◆ BRIEF ◆
Read the lines below. Copy out any that hold the string "this".

◆ PROVIDED ENTRIES ◆
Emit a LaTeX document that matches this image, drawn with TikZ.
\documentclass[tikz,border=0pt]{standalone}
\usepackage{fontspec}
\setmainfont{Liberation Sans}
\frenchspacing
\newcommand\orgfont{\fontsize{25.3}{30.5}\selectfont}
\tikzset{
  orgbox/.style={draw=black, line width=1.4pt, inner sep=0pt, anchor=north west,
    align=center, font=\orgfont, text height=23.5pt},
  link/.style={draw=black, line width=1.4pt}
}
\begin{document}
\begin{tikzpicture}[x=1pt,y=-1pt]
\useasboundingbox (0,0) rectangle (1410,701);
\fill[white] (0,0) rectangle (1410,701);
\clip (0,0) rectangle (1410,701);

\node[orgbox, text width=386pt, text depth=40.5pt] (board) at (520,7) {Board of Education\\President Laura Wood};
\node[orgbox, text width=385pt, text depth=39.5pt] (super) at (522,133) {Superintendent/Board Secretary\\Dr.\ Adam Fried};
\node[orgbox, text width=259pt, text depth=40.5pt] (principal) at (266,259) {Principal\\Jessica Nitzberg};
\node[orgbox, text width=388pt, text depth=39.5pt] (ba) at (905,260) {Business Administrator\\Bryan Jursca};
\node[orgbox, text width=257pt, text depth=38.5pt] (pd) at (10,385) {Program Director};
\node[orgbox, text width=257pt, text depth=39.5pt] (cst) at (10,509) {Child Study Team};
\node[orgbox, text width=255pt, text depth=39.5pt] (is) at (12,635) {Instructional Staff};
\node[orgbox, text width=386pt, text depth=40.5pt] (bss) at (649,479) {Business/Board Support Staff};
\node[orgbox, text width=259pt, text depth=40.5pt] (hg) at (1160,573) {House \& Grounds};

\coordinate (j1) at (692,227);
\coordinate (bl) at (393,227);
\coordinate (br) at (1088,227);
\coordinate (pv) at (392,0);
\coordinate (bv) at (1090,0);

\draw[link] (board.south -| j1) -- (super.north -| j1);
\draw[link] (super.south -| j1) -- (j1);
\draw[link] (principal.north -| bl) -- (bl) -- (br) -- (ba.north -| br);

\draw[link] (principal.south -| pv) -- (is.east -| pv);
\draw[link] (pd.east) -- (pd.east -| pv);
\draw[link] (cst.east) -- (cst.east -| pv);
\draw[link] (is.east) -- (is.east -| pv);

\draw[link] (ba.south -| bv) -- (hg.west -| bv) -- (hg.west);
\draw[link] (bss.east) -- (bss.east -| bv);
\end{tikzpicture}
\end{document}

--

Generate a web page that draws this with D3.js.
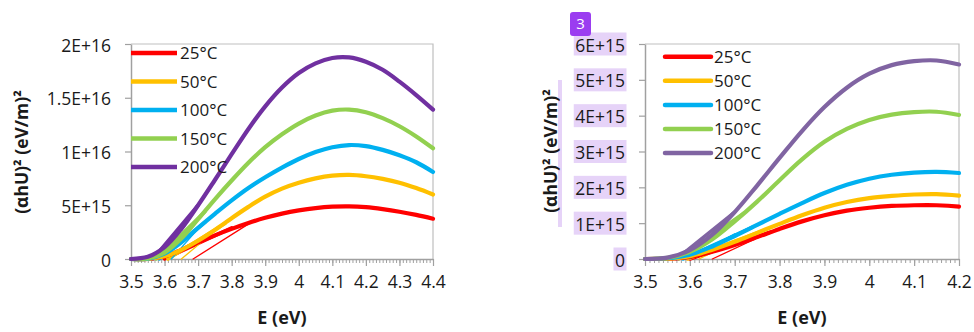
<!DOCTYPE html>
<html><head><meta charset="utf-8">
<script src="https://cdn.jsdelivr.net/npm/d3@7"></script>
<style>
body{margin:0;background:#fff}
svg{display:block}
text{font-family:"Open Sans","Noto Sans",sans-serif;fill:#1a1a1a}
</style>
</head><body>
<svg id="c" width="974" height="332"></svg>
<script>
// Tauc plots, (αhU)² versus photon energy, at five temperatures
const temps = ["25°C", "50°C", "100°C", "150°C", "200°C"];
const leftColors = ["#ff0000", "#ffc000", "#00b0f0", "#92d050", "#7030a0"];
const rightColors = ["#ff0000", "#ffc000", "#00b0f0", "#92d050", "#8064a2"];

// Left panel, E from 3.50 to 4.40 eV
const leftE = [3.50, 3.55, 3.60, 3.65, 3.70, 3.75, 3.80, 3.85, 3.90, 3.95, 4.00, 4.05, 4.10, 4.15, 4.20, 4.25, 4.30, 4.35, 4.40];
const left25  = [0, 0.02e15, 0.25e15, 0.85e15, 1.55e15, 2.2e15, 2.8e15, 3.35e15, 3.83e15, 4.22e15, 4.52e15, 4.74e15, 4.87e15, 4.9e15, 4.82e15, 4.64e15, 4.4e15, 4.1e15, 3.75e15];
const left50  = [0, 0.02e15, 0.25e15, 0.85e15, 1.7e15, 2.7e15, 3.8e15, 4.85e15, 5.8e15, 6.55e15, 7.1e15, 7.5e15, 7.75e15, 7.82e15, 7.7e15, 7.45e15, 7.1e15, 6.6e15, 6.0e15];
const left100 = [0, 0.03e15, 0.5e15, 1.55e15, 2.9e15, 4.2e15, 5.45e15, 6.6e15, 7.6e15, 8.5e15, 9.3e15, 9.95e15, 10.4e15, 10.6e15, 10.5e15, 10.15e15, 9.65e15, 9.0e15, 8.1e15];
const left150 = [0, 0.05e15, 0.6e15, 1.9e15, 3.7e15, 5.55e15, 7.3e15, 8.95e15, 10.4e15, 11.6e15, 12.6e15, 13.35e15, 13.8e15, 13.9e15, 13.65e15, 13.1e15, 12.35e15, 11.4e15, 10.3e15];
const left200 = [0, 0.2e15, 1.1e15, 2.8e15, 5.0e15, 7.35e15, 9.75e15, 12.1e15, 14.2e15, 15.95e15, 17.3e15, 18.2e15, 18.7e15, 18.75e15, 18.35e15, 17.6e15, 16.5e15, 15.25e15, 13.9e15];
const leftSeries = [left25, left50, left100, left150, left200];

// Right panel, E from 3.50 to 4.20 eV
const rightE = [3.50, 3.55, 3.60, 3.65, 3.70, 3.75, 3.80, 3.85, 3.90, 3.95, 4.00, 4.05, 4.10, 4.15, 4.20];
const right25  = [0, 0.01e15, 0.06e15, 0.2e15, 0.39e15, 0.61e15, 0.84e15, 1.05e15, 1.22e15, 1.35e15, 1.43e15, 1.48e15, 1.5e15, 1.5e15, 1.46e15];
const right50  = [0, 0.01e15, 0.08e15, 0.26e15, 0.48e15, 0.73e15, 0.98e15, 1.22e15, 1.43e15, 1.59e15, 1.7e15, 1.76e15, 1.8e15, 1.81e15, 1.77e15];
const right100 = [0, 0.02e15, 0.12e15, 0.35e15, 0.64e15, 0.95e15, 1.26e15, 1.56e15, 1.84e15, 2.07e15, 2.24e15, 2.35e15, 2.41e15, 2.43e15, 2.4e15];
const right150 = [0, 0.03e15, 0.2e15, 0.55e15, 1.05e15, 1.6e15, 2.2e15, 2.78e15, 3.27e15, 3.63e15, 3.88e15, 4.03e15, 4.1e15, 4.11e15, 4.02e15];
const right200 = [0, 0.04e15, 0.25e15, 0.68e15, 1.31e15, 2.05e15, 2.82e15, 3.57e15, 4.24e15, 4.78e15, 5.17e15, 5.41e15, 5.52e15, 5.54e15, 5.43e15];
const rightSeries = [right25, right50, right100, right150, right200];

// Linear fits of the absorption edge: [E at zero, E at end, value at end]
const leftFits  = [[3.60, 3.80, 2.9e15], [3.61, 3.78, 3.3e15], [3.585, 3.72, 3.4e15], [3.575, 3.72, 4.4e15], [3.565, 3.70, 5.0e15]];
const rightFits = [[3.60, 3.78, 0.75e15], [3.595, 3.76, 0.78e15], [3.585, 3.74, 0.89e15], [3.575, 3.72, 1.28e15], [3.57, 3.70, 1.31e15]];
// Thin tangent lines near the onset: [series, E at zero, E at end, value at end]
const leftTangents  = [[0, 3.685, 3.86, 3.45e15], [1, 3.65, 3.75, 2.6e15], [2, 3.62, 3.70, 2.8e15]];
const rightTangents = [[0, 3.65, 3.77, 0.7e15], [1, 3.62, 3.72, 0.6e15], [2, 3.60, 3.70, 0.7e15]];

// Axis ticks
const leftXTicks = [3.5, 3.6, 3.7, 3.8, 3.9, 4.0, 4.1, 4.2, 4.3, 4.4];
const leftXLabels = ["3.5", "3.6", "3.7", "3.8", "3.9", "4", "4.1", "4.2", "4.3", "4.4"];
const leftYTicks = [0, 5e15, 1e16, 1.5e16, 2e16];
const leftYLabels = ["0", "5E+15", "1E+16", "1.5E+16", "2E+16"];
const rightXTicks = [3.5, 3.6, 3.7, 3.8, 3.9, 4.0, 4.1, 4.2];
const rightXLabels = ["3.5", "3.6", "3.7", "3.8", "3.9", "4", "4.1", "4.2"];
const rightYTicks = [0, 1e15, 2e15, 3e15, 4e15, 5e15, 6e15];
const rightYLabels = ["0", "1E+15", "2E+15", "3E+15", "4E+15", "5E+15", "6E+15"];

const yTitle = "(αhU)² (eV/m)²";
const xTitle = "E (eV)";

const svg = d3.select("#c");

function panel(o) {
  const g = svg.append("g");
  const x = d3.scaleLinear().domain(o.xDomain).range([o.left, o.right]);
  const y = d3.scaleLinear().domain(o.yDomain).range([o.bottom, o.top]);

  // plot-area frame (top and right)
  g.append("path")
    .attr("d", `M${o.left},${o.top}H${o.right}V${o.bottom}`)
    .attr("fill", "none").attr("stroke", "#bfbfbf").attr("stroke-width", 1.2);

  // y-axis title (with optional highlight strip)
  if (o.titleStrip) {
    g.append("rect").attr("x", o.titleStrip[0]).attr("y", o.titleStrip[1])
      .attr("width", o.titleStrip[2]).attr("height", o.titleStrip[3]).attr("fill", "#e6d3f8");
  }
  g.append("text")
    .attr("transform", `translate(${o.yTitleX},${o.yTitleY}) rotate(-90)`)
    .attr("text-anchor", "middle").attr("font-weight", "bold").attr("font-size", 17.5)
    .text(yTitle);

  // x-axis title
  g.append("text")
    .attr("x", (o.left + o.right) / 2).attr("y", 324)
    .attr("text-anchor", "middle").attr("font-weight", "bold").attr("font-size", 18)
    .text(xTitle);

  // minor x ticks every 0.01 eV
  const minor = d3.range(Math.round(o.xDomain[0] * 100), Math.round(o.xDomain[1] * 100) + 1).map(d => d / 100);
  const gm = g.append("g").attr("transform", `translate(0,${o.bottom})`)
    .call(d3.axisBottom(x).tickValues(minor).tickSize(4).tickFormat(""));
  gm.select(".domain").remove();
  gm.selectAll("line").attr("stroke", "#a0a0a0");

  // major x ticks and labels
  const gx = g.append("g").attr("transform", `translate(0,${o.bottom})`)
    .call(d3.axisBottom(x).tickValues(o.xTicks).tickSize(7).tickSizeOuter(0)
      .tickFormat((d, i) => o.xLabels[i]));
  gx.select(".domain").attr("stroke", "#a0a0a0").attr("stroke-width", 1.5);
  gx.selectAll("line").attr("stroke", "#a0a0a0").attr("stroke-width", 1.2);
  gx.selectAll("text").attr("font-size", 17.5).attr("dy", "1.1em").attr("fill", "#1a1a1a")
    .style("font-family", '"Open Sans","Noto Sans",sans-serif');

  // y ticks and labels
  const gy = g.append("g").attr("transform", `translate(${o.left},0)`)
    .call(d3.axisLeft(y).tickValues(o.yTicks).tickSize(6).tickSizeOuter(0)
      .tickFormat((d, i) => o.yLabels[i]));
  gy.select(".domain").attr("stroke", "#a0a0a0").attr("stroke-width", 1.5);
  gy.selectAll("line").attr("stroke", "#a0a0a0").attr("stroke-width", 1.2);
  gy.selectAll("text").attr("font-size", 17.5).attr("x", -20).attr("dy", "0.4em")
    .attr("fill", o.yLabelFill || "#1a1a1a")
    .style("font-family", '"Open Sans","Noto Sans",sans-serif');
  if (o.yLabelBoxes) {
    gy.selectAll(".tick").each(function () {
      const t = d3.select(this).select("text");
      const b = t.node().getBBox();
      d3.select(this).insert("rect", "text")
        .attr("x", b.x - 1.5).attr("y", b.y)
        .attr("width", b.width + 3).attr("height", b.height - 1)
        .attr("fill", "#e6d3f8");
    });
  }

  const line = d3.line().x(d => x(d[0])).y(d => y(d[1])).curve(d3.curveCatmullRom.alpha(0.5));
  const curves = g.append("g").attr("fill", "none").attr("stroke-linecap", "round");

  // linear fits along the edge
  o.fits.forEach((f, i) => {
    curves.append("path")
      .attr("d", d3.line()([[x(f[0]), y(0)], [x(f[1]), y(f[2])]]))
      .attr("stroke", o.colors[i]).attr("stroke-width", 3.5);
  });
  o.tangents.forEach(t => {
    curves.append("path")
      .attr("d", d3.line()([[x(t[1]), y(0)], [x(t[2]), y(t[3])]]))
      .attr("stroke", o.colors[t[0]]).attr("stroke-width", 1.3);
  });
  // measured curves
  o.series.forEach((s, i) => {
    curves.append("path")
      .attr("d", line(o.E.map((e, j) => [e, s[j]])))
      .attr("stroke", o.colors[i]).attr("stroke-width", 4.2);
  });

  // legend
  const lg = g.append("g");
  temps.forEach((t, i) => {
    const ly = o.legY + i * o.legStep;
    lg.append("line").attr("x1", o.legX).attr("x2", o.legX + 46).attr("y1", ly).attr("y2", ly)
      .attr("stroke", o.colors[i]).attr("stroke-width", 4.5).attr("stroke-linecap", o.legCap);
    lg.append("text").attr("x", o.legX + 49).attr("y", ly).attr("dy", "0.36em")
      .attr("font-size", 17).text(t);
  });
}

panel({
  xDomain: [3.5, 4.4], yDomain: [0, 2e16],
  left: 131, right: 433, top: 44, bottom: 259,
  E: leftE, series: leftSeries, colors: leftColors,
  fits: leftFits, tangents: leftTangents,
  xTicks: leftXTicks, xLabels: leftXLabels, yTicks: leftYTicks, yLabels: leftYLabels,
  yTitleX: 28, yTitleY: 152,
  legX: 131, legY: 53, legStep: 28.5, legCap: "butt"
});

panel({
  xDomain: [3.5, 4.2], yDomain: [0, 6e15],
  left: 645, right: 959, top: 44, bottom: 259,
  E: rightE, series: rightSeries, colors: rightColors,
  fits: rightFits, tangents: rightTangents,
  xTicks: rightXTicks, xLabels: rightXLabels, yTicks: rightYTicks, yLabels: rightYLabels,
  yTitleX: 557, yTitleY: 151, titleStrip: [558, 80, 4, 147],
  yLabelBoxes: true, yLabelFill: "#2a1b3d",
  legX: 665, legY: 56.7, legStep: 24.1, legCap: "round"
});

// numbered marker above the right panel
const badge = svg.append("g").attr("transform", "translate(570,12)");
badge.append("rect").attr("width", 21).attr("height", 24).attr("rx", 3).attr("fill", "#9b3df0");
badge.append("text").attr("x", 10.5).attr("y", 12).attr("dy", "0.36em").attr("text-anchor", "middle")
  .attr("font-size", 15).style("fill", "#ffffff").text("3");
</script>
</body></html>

--

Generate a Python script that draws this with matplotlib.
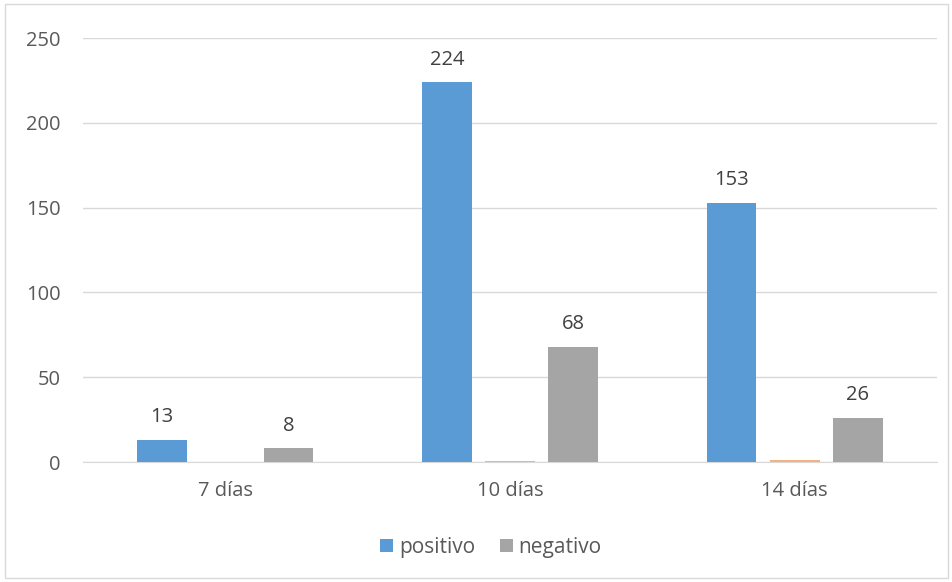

◆ WRITTEN RESPONSE ◆
Emit a LaTeX document that matches this image, drawn with TikZ.
Generate a web page that draws this with D3.js.
      const t = d3.select(this).select("text");
      d3.select(this).insert("rect", "text")
Generate a Python script that draws this with matplotlib.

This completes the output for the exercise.